- **OBJECTIVE**: Only the lines from the one with "Rebuild this chart" to the one with "import * as", both included, should be output, without any images.

+++ EXTRACTED RECORDS

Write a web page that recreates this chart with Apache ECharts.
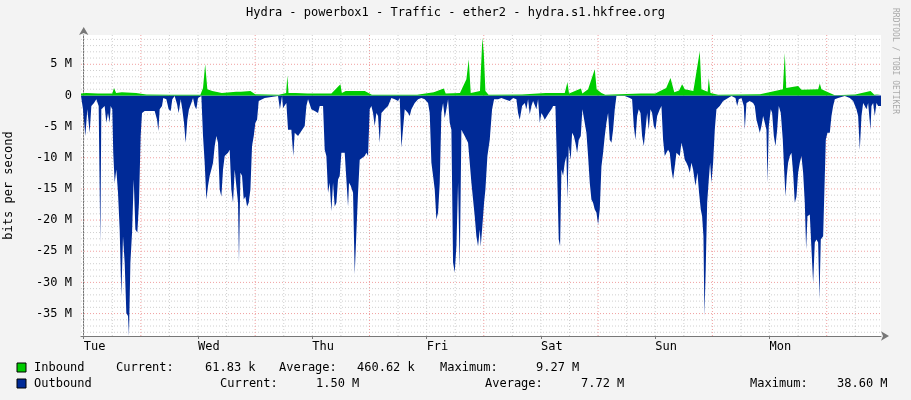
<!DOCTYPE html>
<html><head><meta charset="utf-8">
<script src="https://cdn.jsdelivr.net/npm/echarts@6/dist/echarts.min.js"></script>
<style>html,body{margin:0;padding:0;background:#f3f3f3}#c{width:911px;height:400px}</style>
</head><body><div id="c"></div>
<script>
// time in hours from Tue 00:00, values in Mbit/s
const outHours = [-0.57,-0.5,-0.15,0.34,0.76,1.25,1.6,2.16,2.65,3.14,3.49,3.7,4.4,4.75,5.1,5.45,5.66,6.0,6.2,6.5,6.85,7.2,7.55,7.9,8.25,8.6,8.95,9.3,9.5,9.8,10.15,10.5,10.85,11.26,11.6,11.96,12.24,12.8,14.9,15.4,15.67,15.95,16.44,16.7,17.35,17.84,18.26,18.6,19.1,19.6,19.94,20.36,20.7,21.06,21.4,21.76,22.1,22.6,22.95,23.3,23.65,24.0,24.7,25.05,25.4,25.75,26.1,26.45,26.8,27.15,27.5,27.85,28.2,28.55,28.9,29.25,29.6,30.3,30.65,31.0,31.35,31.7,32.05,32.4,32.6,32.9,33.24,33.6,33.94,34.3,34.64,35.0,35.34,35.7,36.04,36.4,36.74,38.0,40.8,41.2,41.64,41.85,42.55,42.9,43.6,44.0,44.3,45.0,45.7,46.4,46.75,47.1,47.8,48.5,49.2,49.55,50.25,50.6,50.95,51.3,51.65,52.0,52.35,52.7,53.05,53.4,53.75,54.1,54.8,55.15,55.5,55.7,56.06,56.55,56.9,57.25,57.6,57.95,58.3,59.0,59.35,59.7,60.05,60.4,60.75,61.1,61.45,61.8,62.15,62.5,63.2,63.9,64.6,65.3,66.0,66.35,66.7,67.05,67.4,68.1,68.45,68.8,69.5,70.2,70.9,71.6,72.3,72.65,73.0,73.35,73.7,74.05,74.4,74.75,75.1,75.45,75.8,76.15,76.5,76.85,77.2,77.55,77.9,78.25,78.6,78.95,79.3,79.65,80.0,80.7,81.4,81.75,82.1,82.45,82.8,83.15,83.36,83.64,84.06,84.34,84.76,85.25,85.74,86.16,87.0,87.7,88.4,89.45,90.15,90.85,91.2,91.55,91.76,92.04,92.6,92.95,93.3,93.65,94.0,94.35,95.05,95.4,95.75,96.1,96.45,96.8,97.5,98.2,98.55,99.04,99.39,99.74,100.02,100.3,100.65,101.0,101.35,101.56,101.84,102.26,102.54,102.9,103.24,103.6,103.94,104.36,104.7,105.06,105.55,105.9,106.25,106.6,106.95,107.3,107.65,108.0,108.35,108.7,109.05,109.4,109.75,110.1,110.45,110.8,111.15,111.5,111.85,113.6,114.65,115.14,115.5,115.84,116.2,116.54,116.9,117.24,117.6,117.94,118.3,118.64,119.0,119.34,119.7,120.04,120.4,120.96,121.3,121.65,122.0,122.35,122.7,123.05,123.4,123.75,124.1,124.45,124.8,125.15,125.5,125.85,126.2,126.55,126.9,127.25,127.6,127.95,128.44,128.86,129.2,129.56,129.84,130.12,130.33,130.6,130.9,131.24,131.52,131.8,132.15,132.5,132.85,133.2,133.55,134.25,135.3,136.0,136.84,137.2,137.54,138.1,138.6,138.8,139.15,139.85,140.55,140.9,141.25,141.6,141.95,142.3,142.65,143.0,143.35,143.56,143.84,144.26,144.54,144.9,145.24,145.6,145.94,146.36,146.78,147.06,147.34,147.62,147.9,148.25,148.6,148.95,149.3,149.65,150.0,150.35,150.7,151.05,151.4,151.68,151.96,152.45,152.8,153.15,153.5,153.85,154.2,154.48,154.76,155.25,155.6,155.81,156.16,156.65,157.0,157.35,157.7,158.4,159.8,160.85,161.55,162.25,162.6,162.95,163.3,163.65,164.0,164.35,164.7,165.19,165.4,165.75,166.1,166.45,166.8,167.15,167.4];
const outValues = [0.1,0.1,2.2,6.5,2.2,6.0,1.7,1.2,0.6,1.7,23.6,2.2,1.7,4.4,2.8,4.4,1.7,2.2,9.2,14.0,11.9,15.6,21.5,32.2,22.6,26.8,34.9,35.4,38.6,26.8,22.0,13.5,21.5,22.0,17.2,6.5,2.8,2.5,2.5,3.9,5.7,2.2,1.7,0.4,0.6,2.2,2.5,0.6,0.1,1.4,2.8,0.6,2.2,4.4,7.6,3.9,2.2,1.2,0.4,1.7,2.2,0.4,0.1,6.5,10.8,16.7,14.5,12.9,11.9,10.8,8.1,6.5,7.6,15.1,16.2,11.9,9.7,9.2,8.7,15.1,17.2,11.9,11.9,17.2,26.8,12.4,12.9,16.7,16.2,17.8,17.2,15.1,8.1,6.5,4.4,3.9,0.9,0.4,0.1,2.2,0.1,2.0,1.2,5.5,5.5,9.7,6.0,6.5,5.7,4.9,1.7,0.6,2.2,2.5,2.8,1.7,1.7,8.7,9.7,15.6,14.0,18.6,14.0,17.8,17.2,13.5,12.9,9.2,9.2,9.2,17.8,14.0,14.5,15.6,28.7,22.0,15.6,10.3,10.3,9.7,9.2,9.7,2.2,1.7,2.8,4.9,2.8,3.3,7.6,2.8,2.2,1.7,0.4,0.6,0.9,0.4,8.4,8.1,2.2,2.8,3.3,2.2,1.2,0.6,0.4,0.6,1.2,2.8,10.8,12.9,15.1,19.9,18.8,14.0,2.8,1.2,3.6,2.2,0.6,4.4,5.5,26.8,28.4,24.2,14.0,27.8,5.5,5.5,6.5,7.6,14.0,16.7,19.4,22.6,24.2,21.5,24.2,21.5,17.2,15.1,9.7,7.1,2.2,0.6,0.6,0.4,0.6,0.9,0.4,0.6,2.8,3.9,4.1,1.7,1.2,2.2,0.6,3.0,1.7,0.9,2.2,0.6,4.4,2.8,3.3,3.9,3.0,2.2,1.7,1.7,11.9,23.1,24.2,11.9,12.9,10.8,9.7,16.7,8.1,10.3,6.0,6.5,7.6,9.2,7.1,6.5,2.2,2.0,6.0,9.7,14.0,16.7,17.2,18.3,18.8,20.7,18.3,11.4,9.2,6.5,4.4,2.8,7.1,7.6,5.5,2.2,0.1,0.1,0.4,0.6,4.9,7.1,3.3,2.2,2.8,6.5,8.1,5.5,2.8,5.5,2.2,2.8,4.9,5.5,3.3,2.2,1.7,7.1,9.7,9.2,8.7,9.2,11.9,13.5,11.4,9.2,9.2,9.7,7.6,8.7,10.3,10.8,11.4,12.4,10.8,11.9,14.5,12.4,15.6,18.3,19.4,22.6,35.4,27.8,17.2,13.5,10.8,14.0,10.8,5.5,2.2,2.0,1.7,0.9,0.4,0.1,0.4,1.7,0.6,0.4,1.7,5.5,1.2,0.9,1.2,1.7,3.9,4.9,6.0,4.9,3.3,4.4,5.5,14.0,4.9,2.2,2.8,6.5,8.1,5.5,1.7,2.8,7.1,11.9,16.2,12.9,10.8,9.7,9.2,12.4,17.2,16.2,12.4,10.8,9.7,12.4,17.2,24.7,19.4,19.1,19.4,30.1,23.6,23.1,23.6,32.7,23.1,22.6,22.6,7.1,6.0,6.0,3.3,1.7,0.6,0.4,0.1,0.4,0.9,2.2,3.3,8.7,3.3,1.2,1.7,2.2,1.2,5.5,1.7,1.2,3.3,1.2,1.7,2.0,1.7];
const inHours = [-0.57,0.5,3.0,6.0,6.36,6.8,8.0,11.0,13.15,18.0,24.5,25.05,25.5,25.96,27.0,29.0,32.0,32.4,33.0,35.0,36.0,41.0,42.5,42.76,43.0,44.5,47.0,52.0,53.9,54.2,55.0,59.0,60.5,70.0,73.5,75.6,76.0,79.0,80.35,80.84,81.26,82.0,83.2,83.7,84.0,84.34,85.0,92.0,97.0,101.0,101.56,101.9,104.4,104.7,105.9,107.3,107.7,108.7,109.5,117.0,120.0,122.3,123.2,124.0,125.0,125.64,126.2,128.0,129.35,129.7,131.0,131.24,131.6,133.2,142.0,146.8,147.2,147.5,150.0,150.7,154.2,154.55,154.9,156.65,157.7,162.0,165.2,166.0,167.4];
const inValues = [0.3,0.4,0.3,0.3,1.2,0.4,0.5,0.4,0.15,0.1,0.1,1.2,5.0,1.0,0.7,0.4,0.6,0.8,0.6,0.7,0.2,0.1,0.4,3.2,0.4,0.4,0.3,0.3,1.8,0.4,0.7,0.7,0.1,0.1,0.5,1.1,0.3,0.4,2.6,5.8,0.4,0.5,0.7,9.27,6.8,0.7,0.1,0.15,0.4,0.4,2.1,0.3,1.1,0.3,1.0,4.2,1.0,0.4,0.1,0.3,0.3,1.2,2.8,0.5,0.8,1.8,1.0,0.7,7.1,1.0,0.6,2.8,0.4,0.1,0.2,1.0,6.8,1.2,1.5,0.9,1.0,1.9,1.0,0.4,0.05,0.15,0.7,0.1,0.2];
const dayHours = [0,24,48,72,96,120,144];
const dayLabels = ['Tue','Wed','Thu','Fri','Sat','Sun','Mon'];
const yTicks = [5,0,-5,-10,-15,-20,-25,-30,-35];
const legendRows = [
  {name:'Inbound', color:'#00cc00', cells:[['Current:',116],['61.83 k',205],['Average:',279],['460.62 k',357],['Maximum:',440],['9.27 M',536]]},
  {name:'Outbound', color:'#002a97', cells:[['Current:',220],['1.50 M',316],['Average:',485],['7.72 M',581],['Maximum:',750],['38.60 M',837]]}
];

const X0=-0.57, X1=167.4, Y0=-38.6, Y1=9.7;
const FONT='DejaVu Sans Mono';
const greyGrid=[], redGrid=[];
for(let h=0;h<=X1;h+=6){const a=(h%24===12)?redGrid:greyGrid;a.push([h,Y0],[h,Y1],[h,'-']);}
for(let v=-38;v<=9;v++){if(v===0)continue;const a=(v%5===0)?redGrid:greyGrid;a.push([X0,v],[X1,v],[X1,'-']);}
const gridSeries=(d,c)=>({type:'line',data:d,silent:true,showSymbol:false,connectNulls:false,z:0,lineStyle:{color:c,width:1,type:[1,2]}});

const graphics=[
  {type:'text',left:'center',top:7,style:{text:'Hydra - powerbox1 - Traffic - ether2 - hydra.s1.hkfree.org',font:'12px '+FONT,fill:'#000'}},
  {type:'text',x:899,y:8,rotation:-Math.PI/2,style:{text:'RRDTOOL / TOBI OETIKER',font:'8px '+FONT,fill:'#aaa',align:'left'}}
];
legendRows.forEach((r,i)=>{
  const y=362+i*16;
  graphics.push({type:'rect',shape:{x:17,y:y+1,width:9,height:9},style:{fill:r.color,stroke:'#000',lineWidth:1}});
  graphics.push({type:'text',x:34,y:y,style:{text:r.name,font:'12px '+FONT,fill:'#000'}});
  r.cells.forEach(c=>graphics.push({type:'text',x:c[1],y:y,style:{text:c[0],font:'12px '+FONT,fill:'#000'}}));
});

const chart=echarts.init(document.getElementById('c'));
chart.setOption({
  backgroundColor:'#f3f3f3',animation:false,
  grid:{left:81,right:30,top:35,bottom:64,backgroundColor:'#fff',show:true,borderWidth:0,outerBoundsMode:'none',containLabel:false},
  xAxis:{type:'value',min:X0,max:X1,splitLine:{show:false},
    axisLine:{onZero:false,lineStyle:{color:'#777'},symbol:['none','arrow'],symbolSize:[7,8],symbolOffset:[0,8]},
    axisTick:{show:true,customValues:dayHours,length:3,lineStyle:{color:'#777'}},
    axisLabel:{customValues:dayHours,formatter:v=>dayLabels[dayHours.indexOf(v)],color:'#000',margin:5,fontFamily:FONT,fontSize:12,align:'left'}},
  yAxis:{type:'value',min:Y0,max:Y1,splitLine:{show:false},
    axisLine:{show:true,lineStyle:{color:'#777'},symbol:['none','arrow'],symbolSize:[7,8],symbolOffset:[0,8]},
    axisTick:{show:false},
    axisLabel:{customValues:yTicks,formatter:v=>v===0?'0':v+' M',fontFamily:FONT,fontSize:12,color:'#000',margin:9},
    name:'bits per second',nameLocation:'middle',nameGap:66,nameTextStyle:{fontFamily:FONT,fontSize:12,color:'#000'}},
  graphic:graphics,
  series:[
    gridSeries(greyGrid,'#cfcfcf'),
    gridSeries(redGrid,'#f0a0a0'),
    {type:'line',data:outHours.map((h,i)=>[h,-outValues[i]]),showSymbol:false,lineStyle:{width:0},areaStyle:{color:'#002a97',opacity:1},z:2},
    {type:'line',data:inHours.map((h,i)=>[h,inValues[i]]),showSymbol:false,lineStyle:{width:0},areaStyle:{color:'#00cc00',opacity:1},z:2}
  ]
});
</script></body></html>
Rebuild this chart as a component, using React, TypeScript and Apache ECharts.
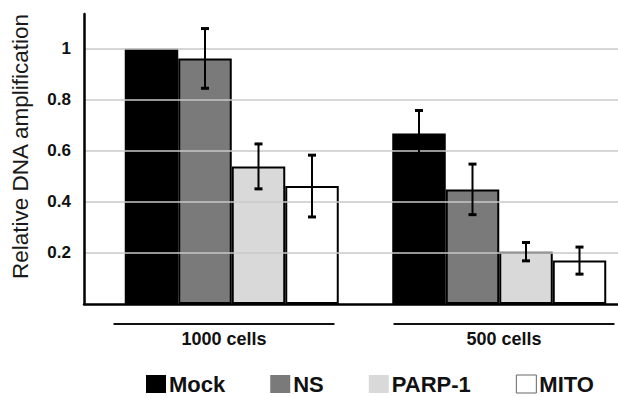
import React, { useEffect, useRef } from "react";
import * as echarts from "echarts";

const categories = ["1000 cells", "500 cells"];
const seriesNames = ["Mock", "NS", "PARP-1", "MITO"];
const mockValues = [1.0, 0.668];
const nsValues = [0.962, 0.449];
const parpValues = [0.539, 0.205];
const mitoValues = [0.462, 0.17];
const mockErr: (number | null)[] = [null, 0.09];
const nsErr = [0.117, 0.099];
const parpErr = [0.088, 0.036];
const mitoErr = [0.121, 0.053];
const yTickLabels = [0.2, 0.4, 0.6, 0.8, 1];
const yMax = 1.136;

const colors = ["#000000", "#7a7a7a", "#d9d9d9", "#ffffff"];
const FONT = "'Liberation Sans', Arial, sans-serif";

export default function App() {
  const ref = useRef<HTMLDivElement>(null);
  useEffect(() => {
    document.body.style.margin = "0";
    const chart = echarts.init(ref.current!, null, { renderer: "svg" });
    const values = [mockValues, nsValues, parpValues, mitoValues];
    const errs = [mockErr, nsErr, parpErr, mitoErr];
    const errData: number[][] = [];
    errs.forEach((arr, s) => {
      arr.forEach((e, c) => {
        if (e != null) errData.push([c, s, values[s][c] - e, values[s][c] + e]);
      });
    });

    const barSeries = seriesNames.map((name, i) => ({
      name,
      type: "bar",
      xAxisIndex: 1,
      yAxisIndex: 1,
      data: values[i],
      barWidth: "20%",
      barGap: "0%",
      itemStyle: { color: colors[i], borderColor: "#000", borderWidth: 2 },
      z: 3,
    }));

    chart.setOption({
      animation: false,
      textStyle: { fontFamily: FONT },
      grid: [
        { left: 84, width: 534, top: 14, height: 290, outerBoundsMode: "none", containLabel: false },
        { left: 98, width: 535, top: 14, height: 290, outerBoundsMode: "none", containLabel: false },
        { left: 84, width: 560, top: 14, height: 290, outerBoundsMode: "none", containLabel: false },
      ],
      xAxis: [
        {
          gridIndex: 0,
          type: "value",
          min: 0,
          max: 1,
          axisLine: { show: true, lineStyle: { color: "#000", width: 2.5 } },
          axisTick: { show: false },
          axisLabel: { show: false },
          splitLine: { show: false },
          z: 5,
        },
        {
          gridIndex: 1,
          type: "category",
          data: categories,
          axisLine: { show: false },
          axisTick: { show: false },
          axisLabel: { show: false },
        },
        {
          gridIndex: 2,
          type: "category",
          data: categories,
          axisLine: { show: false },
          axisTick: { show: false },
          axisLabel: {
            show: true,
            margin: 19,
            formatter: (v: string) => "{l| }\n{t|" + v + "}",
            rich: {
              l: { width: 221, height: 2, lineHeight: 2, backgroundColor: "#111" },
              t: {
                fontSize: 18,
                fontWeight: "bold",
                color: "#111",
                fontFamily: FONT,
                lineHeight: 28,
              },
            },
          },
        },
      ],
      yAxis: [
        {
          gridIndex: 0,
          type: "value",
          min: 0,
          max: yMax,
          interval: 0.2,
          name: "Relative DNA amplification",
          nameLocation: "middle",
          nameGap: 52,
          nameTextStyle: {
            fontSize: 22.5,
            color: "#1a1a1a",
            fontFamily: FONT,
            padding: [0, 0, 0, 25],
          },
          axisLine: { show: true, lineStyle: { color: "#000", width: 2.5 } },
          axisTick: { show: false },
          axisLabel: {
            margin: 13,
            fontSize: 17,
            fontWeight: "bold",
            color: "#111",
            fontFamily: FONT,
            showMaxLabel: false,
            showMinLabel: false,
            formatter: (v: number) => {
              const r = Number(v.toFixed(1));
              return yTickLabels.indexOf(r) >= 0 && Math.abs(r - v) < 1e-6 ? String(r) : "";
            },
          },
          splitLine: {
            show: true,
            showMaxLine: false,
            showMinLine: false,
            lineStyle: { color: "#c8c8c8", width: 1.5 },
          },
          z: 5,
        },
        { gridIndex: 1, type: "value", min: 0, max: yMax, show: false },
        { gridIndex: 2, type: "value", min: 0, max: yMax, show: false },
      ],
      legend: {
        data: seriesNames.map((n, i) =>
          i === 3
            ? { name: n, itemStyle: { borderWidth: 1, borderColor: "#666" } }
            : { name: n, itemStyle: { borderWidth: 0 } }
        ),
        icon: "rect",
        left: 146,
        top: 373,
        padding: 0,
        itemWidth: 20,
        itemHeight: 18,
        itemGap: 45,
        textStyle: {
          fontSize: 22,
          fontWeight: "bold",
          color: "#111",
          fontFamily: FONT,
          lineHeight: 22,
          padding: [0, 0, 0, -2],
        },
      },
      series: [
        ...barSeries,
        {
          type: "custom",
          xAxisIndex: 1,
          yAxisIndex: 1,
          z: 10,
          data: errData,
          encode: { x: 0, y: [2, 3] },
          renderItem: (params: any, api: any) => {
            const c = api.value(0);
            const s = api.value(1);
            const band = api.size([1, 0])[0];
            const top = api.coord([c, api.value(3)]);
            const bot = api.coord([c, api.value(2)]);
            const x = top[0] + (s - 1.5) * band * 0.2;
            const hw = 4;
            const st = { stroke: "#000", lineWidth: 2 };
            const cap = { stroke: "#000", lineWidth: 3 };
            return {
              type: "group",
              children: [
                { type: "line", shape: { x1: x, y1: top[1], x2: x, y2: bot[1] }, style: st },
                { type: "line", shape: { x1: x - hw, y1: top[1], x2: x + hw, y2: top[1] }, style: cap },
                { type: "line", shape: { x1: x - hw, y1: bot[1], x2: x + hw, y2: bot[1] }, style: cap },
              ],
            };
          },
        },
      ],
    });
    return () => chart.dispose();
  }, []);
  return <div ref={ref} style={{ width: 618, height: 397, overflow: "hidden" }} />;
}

++++++

- **EXERCISE RESULT**:
Rebuild this chart as a component, using React, TypeScript and Apache ECharts.
import React, { useEffect, useRef } from "react";
import * as echarts from "echarts";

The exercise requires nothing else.